И спектакль оказался скучным, шел он недолго, хотя он говорил, что «потом поймут, насколько это все замечательно», – никто ничего не понял. Спектакль сошел с репертуара.
Я под впечатлением личности Бориса Леонидовича, видимо, очень остро стал играть Треплева. И острота игры не совпадала с манерой других. И он, как опытный режиссер, понял, что ему надо многое менять в спектакле. И ему, видно, не захотелось, он считал, что это разрушит его спектакль…
«Ромео и Джульетту», где я играл Ромео, ставил Раппопорт, потом Рубен Николаевич вмешался, раза два-три он побывал на репетициях, подсказал какие-то красивые вещи – он же талантливейший человек был, Симонов, актер просто блистательный. И режиссер он был интересный. Он был одаренный человек.
Борис Леонидович был на «Ромео и Джульетте», и тогда произошел этот знаменитый случай, когда у меня сломалась шпага, отлетела в зал и проткнула ручку кресла, где он сидел, и он пришел на сцену. Но спектакль был плохой, «Ромео и Джульетта», неинтересный. Художник Рындин сделал пышные декорации, и я не мог понять, почему публика плохо слушает. А потому что, когда откроют занавес, пока публика рассмотрит декорации, картина кончилась. Это очень неприятно. Ты что-то стараешься, пыжишься, а чувствуешь, что не ты объект внимания. Зрительское восприятие так устроено, что если художник очень много чего-то там напихал, то в первую очередь глаза воспринимают визуальный ряд. Оказывается, визуальный ряд сильнее воспринимается в театре иногда, чем слово.

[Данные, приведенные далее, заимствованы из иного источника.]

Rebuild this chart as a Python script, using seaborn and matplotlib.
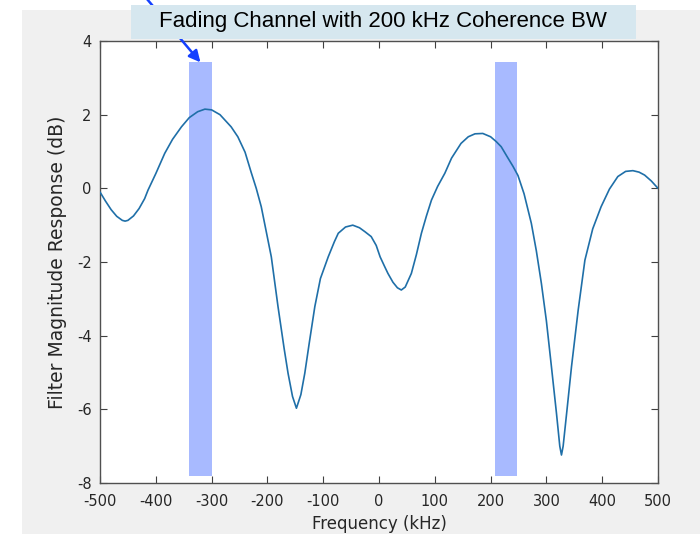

Шекспир мне во многом помог в понимании театра, который мне хочется создавать. Это поэтический театр, он более концентрированный, конденсированный и мощный, как очень сильная завернутая пружина. Он упруг, готов всегда к расширению. Он требует фантазии, требует решения пространства, он эпизодичен, дробен. И если вы начнете «всерьез» строить декорации, то зритель ничего не будет слышать, а только смотреть на декорации, он не поймет пьесы, потому что картины у Шекспира иногда очень короткие – по несколько минут, а число эпизодов иногда до сорока!